§ **TASK TO COMPLETE**: Everything from the line containing "What React, TypeScript" to the line containing "import * as d3 from 'd3';", both lines included, must be copied exactly; nothing else should be.

§ **EXTRACTED RECORDS**:
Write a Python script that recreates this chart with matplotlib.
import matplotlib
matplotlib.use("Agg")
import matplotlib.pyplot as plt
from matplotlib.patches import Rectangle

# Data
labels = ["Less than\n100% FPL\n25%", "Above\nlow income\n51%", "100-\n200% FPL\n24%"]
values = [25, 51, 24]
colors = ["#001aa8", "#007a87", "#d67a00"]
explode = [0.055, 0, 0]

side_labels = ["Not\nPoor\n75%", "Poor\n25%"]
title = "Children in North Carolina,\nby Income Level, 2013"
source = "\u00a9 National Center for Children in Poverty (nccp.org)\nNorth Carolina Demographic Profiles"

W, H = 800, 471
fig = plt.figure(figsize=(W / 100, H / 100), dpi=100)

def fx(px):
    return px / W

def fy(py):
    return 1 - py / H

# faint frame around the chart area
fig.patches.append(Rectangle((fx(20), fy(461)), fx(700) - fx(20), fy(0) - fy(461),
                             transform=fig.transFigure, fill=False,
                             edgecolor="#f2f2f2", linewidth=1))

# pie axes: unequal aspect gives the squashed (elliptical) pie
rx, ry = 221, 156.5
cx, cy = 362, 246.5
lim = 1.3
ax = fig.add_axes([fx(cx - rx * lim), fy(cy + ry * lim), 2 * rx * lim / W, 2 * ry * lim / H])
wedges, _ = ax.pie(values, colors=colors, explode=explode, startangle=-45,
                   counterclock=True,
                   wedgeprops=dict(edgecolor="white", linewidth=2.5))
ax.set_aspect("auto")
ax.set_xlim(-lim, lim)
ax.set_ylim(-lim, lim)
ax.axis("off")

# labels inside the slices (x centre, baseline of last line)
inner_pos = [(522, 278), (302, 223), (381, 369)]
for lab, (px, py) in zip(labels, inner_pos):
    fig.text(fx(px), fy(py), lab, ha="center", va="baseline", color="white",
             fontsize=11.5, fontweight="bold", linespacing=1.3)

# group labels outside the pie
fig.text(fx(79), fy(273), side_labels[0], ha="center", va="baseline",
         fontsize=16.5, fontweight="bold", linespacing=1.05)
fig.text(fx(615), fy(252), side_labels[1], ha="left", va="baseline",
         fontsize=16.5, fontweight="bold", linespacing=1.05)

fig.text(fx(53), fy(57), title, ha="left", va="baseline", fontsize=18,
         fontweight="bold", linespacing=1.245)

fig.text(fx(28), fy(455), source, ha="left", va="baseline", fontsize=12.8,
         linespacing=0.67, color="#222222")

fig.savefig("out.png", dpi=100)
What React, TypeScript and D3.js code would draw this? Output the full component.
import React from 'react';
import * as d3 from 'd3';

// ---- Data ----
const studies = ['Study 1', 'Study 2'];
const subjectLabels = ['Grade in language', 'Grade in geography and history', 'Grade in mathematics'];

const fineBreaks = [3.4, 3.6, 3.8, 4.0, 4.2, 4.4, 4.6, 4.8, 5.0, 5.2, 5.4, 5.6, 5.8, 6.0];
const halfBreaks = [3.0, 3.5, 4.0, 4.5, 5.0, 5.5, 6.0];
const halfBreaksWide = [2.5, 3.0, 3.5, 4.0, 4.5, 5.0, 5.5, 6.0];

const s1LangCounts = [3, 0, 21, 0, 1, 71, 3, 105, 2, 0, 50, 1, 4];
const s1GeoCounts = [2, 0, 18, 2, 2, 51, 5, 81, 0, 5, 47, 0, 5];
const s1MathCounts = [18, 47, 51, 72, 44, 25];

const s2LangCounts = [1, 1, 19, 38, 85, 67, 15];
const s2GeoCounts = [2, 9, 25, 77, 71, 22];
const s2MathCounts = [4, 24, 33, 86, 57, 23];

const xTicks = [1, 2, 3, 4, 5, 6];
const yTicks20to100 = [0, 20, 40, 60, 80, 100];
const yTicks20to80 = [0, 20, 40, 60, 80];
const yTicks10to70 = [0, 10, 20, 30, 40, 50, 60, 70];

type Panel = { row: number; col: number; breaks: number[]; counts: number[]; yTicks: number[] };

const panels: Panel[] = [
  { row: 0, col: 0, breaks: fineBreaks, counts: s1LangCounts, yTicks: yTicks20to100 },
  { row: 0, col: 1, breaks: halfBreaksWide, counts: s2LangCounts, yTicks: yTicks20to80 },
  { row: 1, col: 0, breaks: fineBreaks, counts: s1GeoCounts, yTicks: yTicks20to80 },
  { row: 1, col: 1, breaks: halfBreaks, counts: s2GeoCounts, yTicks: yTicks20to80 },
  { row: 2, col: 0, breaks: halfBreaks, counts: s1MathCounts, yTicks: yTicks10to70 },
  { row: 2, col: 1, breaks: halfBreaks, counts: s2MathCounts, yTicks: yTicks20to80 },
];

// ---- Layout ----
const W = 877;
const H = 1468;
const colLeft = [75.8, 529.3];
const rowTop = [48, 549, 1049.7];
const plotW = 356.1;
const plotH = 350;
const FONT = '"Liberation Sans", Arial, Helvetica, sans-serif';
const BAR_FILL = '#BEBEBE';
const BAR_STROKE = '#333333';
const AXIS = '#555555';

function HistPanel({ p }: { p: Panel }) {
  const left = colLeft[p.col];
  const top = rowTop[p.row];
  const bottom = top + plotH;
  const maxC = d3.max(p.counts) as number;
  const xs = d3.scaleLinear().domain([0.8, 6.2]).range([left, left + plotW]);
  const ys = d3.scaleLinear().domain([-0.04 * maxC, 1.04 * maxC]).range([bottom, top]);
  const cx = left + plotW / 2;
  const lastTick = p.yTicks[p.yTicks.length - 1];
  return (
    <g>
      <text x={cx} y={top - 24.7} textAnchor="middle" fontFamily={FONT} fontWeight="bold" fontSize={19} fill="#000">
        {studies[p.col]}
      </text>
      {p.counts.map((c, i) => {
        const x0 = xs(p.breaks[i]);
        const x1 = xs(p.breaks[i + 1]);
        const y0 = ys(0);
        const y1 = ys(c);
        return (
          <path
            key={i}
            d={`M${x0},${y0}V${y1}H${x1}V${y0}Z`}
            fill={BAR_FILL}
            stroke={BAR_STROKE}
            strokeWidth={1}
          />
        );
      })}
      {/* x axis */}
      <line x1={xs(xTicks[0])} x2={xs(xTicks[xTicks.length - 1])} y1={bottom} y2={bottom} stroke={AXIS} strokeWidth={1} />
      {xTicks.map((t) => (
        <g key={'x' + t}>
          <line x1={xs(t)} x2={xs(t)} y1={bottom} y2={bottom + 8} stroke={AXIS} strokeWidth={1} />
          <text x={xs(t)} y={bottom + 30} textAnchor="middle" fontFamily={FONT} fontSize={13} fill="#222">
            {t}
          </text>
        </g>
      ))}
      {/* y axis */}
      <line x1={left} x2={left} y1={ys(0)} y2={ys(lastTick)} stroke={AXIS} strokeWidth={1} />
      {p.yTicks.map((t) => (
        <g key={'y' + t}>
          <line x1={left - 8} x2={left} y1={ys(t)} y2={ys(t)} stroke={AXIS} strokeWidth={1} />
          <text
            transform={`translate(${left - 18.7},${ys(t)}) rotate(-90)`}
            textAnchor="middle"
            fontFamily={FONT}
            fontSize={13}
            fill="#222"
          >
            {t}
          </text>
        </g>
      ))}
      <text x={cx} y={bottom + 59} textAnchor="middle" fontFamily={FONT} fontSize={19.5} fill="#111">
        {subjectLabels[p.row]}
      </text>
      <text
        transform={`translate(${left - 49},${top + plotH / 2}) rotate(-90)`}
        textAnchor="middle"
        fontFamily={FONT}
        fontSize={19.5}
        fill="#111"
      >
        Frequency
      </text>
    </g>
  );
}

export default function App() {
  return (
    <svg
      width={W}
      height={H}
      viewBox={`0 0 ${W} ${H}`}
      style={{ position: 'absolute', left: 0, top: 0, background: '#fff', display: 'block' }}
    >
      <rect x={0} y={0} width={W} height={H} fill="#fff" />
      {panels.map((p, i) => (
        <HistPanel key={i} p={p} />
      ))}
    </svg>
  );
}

§ **CORRECT RESPONSE**:
What React, TypeScript and D3.js code would draw this? Output the full component.
import React from 'react';
import * as d3 from 'd3';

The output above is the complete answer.